--- start GIVEN INFORMATION ---
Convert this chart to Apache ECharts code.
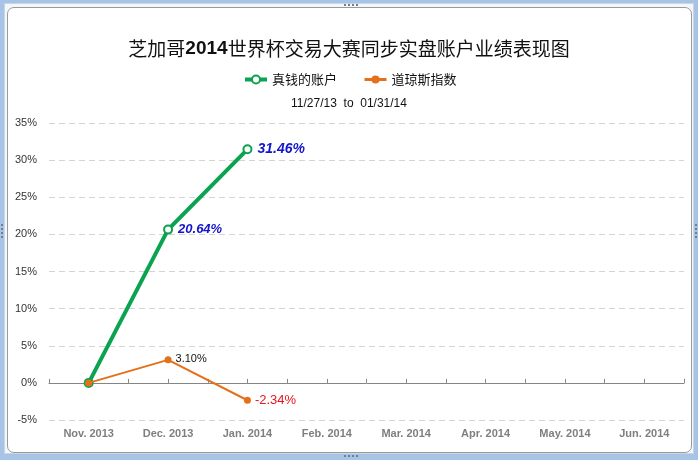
--- end GIVEN INFORMATION ---
--- start GIVEN INFORMATION ---
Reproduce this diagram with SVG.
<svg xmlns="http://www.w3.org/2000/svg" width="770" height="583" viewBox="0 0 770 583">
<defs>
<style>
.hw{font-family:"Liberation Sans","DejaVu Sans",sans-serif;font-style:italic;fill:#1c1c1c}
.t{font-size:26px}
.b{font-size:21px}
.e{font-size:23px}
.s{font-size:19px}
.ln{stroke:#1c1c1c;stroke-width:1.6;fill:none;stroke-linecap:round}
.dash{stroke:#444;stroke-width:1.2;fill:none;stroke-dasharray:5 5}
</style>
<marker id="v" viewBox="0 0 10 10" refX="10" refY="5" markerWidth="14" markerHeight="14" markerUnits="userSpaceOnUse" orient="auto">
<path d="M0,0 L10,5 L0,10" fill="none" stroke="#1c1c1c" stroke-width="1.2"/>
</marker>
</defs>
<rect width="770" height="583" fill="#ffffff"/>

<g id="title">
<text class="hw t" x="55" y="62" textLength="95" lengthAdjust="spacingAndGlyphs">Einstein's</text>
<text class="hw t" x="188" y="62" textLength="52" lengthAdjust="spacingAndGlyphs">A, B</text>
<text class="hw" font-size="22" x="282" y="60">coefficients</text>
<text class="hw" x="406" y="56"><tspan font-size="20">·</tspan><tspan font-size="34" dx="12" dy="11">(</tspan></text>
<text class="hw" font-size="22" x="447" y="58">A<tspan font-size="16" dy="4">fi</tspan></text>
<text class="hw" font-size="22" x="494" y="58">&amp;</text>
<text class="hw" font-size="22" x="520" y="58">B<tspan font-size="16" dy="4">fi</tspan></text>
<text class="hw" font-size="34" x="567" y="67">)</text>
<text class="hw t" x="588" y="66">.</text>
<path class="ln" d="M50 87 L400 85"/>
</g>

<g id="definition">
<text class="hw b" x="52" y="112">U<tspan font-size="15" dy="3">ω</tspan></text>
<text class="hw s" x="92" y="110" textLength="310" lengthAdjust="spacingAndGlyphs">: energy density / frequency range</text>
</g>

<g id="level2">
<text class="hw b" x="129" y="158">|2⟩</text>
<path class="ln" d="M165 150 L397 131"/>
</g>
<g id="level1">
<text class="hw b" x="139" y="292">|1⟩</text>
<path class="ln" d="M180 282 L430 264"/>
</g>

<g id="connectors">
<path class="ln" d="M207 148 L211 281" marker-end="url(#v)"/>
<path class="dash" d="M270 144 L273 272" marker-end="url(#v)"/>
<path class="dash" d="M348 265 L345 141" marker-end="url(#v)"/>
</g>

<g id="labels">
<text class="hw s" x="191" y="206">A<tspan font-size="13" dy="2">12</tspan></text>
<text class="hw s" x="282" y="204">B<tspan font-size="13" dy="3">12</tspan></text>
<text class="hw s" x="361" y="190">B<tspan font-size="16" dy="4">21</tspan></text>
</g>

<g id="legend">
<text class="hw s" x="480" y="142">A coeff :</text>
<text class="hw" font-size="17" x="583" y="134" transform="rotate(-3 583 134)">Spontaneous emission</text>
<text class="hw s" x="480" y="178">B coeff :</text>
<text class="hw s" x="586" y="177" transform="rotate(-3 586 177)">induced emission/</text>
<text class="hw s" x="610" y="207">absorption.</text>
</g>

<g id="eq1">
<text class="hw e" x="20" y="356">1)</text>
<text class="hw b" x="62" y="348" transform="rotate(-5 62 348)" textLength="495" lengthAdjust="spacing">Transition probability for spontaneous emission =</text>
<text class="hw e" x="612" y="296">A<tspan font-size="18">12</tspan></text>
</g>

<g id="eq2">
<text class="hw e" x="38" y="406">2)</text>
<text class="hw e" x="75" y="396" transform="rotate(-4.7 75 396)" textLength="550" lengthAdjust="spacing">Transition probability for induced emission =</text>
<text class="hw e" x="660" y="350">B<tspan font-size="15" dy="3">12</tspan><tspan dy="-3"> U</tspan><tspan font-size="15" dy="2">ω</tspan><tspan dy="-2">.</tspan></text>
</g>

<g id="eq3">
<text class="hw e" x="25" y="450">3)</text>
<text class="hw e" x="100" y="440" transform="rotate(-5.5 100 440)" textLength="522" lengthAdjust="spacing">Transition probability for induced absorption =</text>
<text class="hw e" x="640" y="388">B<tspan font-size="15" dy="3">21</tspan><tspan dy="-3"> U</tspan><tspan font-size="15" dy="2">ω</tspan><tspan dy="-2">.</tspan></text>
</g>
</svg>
--- end GIVEN INFORMATION ---
--- start GIVEN INFORMATION ---
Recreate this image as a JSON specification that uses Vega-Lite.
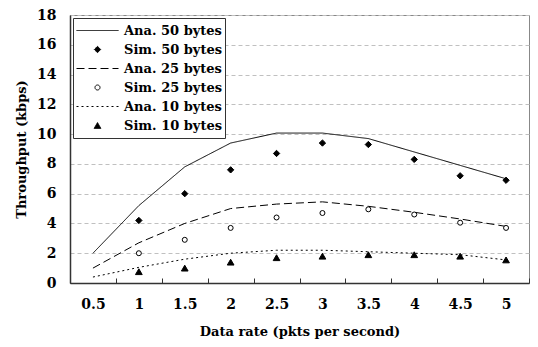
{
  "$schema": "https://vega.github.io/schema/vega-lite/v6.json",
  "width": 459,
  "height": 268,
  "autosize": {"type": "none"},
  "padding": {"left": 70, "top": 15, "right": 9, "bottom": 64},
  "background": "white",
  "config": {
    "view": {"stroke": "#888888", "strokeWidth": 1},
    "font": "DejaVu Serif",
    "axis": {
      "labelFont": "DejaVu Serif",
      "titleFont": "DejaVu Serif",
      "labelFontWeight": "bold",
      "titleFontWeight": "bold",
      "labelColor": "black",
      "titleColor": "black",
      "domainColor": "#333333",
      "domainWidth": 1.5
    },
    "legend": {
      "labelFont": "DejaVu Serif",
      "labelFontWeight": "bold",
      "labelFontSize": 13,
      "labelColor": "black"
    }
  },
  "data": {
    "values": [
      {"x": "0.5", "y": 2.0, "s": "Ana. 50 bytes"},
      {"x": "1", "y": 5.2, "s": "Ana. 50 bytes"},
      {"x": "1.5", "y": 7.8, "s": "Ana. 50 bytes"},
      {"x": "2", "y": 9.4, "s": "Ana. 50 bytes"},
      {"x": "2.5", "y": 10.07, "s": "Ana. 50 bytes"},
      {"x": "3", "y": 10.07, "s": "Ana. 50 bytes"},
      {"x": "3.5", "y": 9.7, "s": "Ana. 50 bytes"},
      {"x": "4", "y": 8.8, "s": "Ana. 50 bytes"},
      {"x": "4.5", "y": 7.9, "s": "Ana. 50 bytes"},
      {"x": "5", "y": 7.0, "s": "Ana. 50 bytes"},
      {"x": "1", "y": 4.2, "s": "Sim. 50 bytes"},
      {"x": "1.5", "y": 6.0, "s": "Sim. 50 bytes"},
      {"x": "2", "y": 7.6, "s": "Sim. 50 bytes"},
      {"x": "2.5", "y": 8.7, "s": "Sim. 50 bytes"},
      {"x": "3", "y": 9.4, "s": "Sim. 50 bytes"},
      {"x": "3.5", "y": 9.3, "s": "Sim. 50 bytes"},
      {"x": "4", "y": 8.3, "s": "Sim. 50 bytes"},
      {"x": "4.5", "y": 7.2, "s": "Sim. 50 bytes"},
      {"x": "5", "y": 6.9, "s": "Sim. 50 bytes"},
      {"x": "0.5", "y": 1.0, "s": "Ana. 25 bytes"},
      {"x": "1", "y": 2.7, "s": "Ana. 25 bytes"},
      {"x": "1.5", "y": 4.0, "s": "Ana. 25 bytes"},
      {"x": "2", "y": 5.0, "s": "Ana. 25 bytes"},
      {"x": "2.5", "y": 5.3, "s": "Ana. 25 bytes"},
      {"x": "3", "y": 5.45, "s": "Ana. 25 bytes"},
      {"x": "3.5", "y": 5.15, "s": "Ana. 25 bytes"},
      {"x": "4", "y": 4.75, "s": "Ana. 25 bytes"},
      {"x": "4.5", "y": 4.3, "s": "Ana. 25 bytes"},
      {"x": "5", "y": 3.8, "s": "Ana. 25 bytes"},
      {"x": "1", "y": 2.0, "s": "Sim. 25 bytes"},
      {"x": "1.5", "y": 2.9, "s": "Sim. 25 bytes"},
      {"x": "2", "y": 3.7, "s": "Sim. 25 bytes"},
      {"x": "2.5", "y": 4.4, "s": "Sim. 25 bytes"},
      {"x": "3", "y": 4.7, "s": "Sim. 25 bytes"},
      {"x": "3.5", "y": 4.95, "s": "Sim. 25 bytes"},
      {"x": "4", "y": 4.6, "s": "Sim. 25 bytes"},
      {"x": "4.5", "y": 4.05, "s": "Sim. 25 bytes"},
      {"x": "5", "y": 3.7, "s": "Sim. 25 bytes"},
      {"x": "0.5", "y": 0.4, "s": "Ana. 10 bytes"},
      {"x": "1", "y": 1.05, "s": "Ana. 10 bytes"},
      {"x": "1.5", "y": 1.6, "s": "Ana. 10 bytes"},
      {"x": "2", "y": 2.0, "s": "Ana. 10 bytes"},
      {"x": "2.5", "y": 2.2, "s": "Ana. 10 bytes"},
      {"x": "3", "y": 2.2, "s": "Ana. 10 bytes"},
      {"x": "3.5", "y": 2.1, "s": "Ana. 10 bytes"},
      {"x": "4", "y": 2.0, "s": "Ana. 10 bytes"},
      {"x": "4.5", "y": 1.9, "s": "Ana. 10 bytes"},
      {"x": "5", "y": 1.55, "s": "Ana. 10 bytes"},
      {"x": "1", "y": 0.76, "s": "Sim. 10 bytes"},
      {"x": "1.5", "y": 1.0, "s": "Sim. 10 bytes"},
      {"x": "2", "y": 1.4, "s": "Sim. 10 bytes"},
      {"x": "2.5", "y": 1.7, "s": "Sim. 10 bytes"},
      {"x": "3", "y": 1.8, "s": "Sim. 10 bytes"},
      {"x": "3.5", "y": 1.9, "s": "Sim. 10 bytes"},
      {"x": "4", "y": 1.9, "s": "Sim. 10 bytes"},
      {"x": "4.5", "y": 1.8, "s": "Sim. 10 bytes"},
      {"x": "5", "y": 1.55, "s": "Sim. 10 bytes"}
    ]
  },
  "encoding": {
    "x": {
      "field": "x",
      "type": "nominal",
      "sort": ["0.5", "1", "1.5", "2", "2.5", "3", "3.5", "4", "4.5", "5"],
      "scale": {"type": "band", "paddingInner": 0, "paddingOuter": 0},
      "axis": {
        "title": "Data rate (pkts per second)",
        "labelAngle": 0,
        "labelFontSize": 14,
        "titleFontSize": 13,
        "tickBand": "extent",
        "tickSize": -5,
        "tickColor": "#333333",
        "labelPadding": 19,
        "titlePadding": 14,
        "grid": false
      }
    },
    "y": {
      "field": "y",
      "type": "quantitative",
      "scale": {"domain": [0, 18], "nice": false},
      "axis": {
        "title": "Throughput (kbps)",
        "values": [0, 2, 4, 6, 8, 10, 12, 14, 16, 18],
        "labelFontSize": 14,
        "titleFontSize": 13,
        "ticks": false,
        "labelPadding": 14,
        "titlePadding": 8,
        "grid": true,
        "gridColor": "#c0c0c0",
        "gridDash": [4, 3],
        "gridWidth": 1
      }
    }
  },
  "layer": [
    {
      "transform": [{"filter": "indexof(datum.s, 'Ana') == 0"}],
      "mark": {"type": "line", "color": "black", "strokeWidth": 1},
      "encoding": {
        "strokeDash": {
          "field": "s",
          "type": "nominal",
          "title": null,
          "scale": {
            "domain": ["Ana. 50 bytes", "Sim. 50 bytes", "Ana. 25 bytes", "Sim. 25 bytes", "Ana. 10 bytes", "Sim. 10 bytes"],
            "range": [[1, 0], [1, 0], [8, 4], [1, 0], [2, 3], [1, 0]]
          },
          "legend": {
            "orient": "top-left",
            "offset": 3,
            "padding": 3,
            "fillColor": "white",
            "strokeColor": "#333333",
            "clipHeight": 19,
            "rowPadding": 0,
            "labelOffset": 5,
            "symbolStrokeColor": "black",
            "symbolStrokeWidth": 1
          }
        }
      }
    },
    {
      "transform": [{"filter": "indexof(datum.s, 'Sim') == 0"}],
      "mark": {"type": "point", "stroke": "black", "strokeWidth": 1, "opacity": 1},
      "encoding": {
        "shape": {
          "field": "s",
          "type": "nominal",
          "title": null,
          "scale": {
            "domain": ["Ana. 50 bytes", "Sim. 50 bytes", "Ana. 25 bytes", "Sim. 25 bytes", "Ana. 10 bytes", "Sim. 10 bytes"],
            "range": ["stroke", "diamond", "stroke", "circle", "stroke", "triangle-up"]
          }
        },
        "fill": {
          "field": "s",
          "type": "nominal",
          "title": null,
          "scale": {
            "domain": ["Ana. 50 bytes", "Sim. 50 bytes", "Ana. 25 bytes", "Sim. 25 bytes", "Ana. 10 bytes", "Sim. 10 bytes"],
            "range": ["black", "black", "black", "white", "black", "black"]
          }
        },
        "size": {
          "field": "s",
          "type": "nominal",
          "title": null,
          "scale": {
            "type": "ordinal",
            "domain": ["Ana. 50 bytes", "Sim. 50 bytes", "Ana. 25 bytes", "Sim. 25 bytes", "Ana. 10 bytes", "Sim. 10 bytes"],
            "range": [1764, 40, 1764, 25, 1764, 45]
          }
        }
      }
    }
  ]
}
--- end GIVEN INFORMATION ---
### WORK REQUIRED
Give only the number of lines in the data that hold the string "this".

### THE RESPONSE
3